Ted Danson Supports High Seas Moratorium on Bottom Trawling
Press Release Date: October 2, 2009
Actor and environmental activist Ted Danson, a member of Oceana’s Board of Directors, has joined the effort to protect threatened seafloor habitat in international waters by signing a Deep Sea Conservation Coalition statement, which urges the United Nations General Assembly to put a moratorium on destructive bottom trawling on the high seas.
The statement says: “Urgent action must be taken to stop destructive bottom trawling fishing before it is too late. An entire seamount ecosystem which has taken thousands of years to grow is destroyed in 15 minutes worth of high seas bottom trawl fishing, killing countless species – some still unknown to science. The damage caused is unrecoverable, the loss to humankind incalculable.”
“We certainly appreciate Danson’s interest in this effort to protect some of the richest biodiversity on Earth,” said Mike Hirshfield, Oceana’s North America vice president and chief scientist. “Danson is a well-regarded ocean conservation advocate who successfully worked most recently to protect important ocean habitat in California. His participation in the international campaign will certainly help raise the awareness of this problem world-wide.”
Oceana is a member of the Deep Sea Conservation Coalition (www.savethehighseas.org), an international alliance of nearly 30 environmental and conservation organizations representing millions of members in countries around the world, which is calling for a moratorium on high seas bottom trawling. Scientists from around the world released in February 2004 a public document calling for a moratorium to high seas bottom trawling, identifying it as a major threat to deep sea biodiversity.

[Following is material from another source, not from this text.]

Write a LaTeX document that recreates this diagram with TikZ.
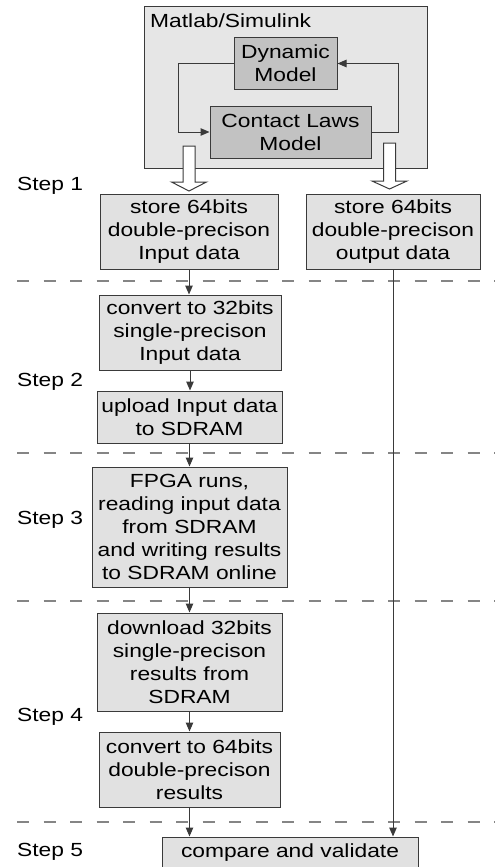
\documentclass[tikz,border=0pt]{standalone}
\usepackage{fontspec}
\setmainfont{Liberation Sans}[FakeStretch=1.2]
\usetikzlibrary{arrows.meta}
\definecolor{boxline}{HTML}{3A3A3A}
\definecolor{boxfill}{HTML}{E1E1E1}
\definecolor{outerfill}{HTML}{E6E6E6}
\definecolor{modelfill}{HTML}{C2C2C2}
\definecolor{dashcol}{HTML}{858585}
\newcommand\fsz{\fontsize{19}{23}\selectfont}
\begin{document}
\begin{tikzpicture}[x=1pt,y=-1pt,
  box/.style={draw=boxline, fill=boxfill, line width=1pt, align=center, inner sep=0pt, font=\fsz},
  model/.style={box, fill=modelfill},
  arr/.style={draw=boxline, line width=1pt, -{Triangle[length=9pt,width=7.5pt]}},
  sep/.style={draw=dashcol, line width=1.1pt, dash pattern=on 12pt off 14.5pt},
  steplbl/.style={anchor=west, inner sep=0pt, font=\fsz},
  hollow/.style={draw=boxline, fill=white, line width=1pt, line join=miter}]
\useasboundingbox (0,0) rectangle (495,867);

% Matlab/Simulink container
\node[box, fill=outerfill, minimum width=283pt, minimum height=161pt] (matlab) at (285.5,87.5) {};
\node[anchor=west, inner sep=0pt, font=\fsz] (mlabel) at (150,21) {Matlab/Simulink};
\node[model, minimum width=103pt, minimum height=51pt] (dyn) at (285.5,63.5) {Dynamic\\Model};
\node[model, minimum width=161pt, minimum height=52pt] (contact) at (290.5,132) {Contact Laws\\Model};
\draw[arr] (dyn.west) -- ++(-55,0) |- (contact.west);
\draw[arr] (contact.east) -- ++(27,0) |- (dyn.east);

% hollow arrows
\draw[hollow] (183,146) -- (195,146) -- (195,182) -- (206.5,182) -- (189,191) -- (171.5,182) -- (183,182) -- cycle;
\draw[hollow] (383.5,143) -- (395.5,143) -- (395.5,181) -- (407,181) -- (389.5,189) -- (372,181) -- (383.5,181) -- cycle;

% boxes
\node[box, minimum width=178pt, minimum height=75pt] (in1) at (189,231.5) {store 64bits\\double-precison\\Input data};
\node[box, minimum width=174pt, minimum height=75pt] (out1) at (393,231.5) {store 64bits\\double-precison\\output data};
\node[box, minimum width=182pt, minimum height=75pt] (conv32) at (190,332.5) {convert to 32bits\\single-precison\\Input data};
\node[box, minimum width=185pt, minimum height=52pt] (upload) at (189.5,417) {upload Input data\\to SDRAM};
\node[box, minimum width=195pt, minimum height=120pt] (fpga) at (189.5,527) {FPGA runs,\\reading input data\\from SDRAM\\and writing results\\to SDRAM online};
\node[box, minimum width=185pt, minimum height=98pt] (download) at (189.5,662) {download 32bits\\single-precison\\results from\\SDRAM};
\node[box, minimum width=181pt, minimum height=75pt] (conv64) at (189.5,769.5) {convert to 64bits\\double-precison\\results};
\node[box, minimum width=256pt, minimum height=32pt] (compare) at (290,853) {compare and validate};

% step separators
\coordinate (d1a) at (17,281);  \coordinate (d1b) at (495,281);
\coordinate (d2a) at (17,453);  \coordinate (d2b) at (495,453);
\coordinate (d3a) at (17,601);  \coordinate (d3b) at (495,601);
\coordinate (d4a) at (17,822);  \coordinate (d4b) at (495,822);
\draw[sep] (d1a) -- (d1b);
\draw[sep] (d2a) -- (d2b);
\draw[sep] (d3a) -- (d3b);
\draw[sep] (d4a) -- (d4b);

% step labels
\node[steplbl] (s1) at (17,186) {Step 1};
\node[steplbl] (s2) at (17,382) {Step 2};
\node[steplbl] (s3) at (17,520) {Step 3};
\node[steplbl] (s4) at (17,717) {Step 4};
\node[steplbl] (s5) at (17,852) {Step 5};

% connectors
\draw[arr] (in1.south) -- (in1.south |- conv32.north);
\draw[arr] (conv32.south) -- (conv32.south |- upload.north);
\draw[arr] (upload.south) -- (upload.south |- fpga.north);
\draw[arr] (fpga.south) -- (fpga.south |- download.north);
\draw[arr] (download.south) -- (download.south |- conv64.north);
\draw[arr] (conv64.south) -- (conv64.south |- compare.north);
\draw[arr] (out1.south) -- (out1.south |- compare.north);
\end{tikzpicture}
\end{document}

The coalition came together because bottom trawling on the high seas is widely unregulated and the U.N. General Assembly has failed to take action to protect high seas ocean habitat. The coalition told the United Nations in October that bottom trawling must be put on hold in order to allow scientists to study the deep sea and create governance structures that will protect it effectively.
Seamounts, or submarine mountains, have diverse ecosystems supporting deep-sea corals, sponges and a variety of marine wildlife. Scientists have discovered some species that exist only around a single seamount. Bottom trawl fishing fleets from 11 countries took about 95 percent of the 2001 high seas bottom trawl catch.
Oceana’s North America office is working at the national and regional levels to protect deep-sea coral gardens and other sensitive habitats that exist in U.S. waters off most of the American coastline. Legislation was introduced in Congress this year to protect deep-sea corals from destructive trawling and will be re-introduced in the new Congress in 2005.